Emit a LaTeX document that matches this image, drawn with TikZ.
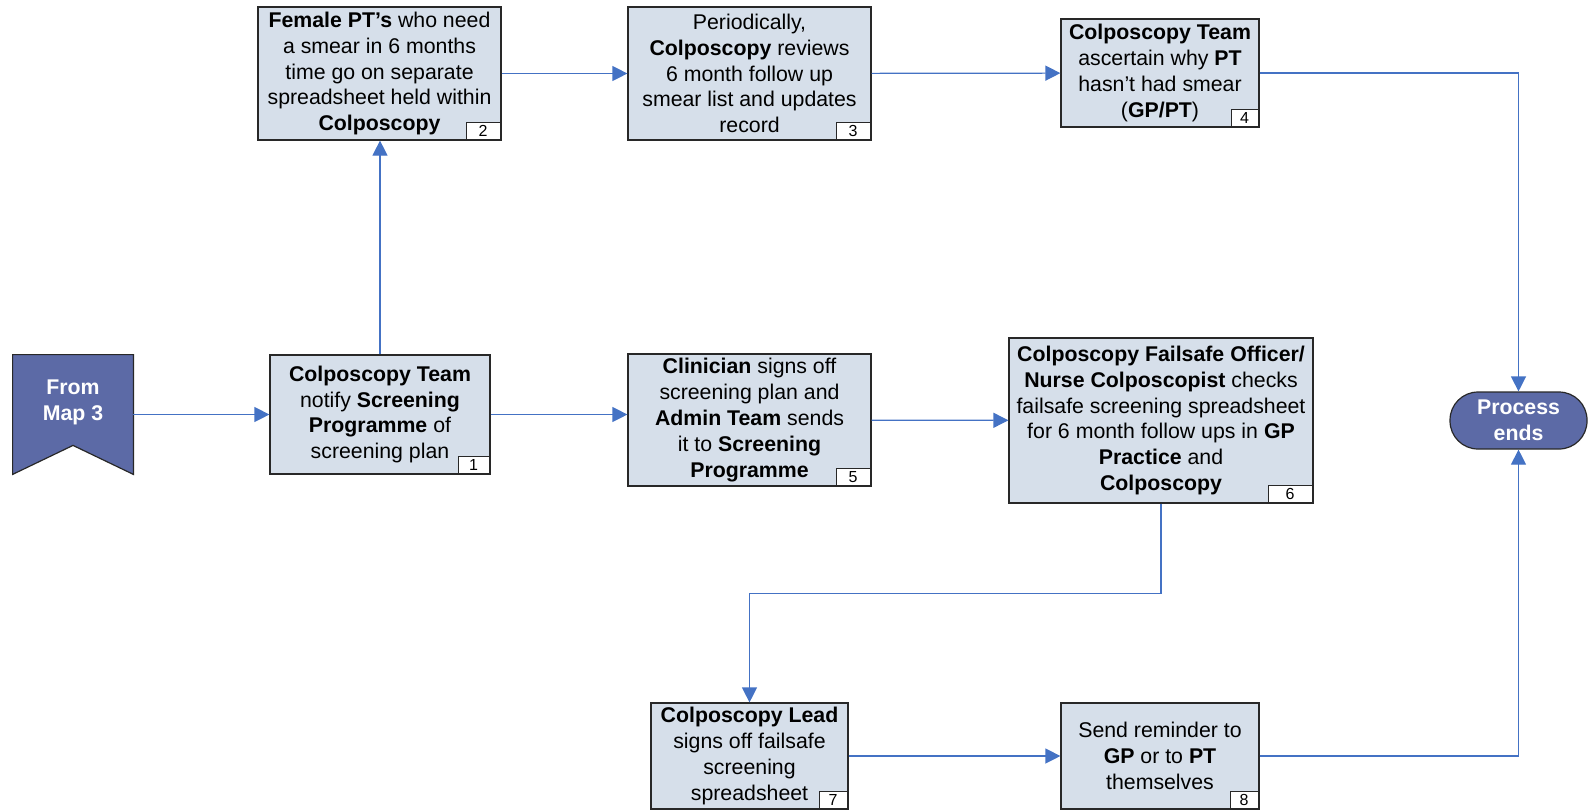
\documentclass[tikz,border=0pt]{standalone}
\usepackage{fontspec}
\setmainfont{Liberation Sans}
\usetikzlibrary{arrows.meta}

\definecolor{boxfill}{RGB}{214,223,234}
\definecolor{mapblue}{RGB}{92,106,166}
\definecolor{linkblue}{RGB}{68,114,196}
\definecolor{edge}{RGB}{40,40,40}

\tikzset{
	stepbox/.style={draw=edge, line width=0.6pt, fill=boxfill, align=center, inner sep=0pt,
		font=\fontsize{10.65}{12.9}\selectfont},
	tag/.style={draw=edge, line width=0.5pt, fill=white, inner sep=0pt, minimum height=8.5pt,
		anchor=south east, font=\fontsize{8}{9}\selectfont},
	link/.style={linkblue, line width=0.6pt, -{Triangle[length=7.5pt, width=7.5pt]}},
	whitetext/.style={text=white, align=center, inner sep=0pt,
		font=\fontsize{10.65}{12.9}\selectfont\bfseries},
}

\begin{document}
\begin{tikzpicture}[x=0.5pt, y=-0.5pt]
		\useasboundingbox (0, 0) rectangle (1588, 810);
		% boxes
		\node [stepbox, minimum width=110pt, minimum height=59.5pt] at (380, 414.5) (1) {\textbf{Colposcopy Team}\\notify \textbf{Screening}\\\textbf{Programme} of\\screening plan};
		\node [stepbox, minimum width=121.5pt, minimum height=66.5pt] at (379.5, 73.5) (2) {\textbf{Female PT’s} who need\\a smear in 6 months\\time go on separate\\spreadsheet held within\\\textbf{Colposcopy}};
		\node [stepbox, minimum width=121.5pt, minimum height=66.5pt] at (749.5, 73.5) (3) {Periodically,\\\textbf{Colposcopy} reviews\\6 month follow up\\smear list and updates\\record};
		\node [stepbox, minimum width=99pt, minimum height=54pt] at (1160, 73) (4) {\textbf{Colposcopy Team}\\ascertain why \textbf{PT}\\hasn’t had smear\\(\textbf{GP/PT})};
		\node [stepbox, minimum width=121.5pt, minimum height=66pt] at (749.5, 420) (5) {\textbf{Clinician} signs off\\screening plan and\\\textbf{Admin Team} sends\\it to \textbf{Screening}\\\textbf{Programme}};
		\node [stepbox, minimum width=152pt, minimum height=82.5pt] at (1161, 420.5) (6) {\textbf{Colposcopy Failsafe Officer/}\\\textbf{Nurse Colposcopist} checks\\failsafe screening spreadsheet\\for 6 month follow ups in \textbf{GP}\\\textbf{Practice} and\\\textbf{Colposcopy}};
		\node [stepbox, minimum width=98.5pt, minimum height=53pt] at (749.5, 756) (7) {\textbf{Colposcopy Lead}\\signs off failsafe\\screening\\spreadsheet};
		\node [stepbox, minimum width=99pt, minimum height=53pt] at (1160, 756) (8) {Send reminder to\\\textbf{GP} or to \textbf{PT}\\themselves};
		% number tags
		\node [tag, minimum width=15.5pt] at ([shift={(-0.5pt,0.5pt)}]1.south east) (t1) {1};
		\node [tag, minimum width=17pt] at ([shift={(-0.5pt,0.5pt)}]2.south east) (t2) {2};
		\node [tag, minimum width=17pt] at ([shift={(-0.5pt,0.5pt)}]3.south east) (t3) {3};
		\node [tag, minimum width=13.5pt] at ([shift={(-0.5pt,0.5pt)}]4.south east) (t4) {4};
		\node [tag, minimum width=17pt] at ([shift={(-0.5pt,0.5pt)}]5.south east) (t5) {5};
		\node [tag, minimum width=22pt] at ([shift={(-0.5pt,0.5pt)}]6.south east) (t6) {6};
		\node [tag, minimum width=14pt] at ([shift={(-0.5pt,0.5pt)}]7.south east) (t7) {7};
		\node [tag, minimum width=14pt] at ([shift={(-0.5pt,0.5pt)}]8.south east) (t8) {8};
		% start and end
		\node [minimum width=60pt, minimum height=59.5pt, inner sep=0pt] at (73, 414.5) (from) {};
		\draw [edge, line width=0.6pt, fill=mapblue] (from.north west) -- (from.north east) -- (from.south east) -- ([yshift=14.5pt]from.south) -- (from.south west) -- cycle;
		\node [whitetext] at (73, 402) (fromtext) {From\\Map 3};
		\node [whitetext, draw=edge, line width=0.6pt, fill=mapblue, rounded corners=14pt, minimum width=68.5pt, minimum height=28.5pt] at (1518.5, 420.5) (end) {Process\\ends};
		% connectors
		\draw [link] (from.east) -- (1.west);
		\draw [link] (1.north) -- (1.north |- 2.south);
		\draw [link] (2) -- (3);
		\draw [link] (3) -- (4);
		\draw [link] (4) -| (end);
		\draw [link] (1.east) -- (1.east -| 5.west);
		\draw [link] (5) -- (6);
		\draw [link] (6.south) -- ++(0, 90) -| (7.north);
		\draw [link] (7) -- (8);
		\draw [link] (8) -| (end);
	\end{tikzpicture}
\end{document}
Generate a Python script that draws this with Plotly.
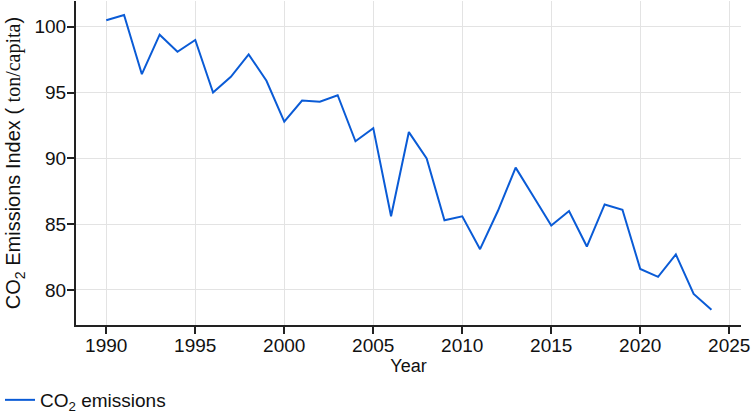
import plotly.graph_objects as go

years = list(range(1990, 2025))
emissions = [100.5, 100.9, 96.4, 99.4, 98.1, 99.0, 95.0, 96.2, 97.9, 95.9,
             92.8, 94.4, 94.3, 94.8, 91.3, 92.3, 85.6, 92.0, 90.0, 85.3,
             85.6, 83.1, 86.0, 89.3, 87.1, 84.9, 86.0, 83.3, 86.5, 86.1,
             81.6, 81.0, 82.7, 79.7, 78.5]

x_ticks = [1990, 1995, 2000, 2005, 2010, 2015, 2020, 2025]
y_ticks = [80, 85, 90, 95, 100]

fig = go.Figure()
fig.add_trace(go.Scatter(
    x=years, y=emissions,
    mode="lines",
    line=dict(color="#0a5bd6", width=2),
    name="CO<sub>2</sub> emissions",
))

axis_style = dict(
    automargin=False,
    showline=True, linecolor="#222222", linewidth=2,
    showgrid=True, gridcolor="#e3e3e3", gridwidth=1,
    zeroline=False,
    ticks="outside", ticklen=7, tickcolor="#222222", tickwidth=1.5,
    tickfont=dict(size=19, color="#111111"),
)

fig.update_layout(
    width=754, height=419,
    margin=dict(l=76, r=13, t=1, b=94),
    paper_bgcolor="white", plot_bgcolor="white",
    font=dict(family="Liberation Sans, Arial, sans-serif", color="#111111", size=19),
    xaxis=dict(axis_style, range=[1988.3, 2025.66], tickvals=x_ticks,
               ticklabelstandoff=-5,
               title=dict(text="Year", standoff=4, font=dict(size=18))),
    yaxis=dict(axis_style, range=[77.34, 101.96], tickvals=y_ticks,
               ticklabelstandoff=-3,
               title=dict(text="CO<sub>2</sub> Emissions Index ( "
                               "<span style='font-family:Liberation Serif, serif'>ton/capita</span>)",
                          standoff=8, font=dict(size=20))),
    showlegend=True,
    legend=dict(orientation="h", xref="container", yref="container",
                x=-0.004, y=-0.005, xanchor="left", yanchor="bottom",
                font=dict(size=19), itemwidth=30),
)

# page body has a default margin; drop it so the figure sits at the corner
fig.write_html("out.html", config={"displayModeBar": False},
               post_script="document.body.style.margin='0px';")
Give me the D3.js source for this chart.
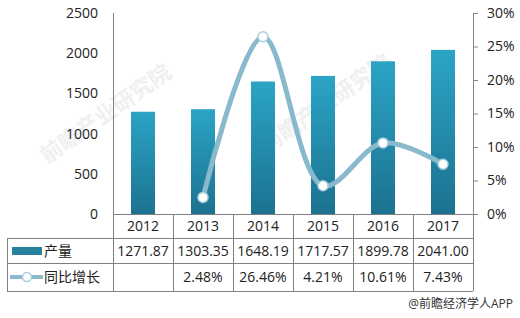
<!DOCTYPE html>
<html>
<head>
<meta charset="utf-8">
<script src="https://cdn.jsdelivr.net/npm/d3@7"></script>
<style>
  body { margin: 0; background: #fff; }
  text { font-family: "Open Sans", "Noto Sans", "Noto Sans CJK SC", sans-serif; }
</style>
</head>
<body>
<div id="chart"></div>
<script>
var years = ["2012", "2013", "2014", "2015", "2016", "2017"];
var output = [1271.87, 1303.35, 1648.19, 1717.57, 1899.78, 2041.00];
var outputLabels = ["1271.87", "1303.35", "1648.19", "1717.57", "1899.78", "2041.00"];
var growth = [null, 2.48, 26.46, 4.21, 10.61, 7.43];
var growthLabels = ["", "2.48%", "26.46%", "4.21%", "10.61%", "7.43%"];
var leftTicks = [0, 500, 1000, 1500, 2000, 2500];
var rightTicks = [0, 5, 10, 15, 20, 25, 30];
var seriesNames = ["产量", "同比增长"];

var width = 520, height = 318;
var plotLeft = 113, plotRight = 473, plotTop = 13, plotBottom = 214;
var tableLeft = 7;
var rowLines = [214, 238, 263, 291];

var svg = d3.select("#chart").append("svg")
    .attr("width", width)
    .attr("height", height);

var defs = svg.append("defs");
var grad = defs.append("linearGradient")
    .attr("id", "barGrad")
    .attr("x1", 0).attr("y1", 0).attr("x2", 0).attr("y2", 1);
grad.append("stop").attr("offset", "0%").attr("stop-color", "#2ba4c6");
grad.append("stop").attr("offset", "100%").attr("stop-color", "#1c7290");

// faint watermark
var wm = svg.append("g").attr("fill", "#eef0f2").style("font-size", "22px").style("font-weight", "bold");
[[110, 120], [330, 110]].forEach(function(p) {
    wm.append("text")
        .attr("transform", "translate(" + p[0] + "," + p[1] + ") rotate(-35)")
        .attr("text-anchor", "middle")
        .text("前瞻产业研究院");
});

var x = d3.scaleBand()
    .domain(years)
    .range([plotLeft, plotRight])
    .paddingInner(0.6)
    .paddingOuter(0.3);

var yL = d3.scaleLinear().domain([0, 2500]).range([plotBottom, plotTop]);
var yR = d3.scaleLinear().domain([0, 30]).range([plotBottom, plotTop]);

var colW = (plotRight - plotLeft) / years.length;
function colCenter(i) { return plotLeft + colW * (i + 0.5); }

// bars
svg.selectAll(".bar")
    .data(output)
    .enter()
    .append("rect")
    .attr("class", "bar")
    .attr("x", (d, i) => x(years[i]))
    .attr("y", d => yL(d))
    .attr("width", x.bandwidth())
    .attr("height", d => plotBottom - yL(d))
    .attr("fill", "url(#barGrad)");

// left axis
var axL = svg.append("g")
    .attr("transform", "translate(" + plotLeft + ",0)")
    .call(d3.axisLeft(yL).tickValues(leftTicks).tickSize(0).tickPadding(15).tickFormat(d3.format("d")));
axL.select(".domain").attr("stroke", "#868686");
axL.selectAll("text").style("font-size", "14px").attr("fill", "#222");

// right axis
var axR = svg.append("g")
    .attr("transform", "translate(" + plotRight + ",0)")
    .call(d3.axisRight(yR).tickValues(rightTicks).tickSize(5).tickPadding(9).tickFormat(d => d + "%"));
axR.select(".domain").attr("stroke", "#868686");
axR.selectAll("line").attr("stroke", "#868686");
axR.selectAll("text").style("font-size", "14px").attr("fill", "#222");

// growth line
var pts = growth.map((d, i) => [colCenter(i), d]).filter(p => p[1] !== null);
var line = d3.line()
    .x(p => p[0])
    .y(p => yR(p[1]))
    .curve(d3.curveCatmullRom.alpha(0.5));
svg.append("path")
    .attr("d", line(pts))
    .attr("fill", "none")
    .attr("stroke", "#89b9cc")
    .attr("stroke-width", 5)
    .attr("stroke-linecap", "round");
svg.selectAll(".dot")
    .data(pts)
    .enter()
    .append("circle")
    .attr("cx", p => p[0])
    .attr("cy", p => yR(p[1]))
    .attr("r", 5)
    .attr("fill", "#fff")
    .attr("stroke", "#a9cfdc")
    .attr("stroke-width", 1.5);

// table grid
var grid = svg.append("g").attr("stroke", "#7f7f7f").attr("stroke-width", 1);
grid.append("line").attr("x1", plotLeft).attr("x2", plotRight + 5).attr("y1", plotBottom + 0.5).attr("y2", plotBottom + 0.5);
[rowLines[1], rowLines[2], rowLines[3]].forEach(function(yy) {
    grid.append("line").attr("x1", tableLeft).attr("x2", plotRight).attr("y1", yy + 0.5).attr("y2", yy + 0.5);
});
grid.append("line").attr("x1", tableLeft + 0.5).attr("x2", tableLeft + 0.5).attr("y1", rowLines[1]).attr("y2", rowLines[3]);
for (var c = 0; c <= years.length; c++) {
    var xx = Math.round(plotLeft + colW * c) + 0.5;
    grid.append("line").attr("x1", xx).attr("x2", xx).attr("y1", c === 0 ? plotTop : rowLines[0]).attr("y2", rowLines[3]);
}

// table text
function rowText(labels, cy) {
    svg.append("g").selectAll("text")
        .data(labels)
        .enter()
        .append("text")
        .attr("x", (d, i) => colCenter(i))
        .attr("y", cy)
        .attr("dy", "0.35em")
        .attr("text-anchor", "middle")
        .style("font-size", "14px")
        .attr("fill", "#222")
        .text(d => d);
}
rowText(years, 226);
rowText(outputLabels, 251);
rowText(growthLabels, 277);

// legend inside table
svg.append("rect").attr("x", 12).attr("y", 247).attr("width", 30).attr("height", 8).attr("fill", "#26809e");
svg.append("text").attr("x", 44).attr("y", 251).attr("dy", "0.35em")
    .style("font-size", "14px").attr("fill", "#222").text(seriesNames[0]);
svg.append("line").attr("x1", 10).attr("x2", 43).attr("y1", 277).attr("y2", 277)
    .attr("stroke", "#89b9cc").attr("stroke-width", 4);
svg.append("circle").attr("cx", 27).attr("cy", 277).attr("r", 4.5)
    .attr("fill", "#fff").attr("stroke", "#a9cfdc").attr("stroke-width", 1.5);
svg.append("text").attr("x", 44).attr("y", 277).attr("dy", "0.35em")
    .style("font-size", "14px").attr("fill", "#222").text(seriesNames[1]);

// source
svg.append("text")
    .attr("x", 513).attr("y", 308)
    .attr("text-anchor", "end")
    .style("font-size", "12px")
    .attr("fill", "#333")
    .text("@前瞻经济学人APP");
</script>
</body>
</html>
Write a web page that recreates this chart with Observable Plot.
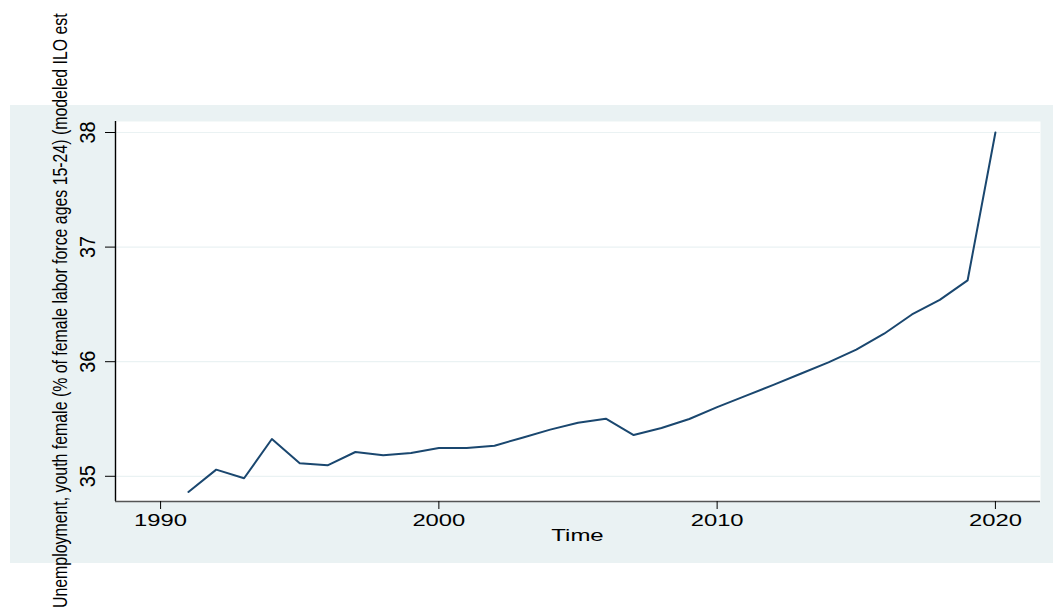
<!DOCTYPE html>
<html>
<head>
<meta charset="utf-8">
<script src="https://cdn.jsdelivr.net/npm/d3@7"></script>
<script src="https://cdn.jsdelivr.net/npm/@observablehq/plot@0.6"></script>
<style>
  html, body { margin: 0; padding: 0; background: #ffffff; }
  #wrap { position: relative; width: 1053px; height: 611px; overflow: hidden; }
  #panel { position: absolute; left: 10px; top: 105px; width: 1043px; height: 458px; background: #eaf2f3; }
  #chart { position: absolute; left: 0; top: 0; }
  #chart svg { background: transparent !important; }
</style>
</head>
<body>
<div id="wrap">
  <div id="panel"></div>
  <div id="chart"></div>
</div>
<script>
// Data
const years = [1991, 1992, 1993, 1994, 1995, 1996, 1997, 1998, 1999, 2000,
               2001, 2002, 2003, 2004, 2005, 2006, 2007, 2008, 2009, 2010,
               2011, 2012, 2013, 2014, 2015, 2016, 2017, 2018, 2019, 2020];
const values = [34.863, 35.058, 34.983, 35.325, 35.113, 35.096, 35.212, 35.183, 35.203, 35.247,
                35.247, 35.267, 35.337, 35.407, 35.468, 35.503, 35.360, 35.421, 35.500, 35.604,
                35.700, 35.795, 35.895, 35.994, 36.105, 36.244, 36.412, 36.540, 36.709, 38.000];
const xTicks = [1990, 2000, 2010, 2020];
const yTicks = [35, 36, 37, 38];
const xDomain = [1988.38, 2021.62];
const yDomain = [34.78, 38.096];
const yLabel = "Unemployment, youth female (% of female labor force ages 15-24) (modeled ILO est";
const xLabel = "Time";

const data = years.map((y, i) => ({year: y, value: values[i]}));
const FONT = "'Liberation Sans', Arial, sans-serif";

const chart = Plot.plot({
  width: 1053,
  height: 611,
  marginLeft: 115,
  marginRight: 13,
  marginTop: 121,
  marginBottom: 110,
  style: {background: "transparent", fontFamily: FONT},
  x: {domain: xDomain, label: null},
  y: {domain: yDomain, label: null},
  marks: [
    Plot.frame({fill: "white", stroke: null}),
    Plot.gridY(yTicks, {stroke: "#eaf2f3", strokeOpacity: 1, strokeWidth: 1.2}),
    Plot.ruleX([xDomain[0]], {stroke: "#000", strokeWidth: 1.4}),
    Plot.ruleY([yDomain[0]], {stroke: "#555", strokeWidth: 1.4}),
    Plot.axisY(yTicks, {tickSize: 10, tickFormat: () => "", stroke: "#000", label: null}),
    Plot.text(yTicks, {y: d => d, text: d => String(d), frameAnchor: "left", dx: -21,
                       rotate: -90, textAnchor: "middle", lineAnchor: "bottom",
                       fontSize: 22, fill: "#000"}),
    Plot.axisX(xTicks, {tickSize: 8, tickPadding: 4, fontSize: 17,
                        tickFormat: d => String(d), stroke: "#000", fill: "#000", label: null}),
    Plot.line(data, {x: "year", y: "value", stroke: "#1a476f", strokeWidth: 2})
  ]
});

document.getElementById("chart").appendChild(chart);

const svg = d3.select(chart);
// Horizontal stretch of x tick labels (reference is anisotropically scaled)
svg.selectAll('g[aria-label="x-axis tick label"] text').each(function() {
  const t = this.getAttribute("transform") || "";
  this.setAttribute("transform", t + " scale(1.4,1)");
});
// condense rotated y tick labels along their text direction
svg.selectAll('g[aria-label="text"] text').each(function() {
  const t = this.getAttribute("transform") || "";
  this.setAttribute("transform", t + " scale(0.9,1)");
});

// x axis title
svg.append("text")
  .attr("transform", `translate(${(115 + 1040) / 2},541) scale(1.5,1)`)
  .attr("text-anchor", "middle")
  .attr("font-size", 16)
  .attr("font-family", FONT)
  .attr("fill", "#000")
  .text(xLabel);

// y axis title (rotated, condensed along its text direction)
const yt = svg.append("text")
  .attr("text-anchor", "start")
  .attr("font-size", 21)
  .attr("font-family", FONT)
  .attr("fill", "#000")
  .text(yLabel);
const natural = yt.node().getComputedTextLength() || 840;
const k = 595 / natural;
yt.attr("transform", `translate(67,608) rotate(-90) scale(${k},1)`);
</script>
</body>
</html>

• **What is expected**
Word for word, restate the lines beginning with the one that has "Generate a Python" and ending with the one that has "81.6, 81.0, 82.7, 79.7, 78.5]". Keep both ends and skip any pictures.

• **Full output**
Generate a Python script that draws this with Plotly.
import plotly.graph_objects as go

years = list(range(1990, 2025))
emissions = [100.5, 100.9, 96.4, 99.4, 98.1, 99.0, 95.0, 96.2, 97.9, 95.9,
             92.8, 94.4, 94.3, 94.8, 91.3, 92.3, 85.6, 92.0, 90.0, 85.3,
             85.6, 83.1, 86.0, 89.3, 87.1, 84.9, 86.0, 83.3, 86.5, 86.1,
             81.6, 81.0, 82.7, 79.7, 78.5]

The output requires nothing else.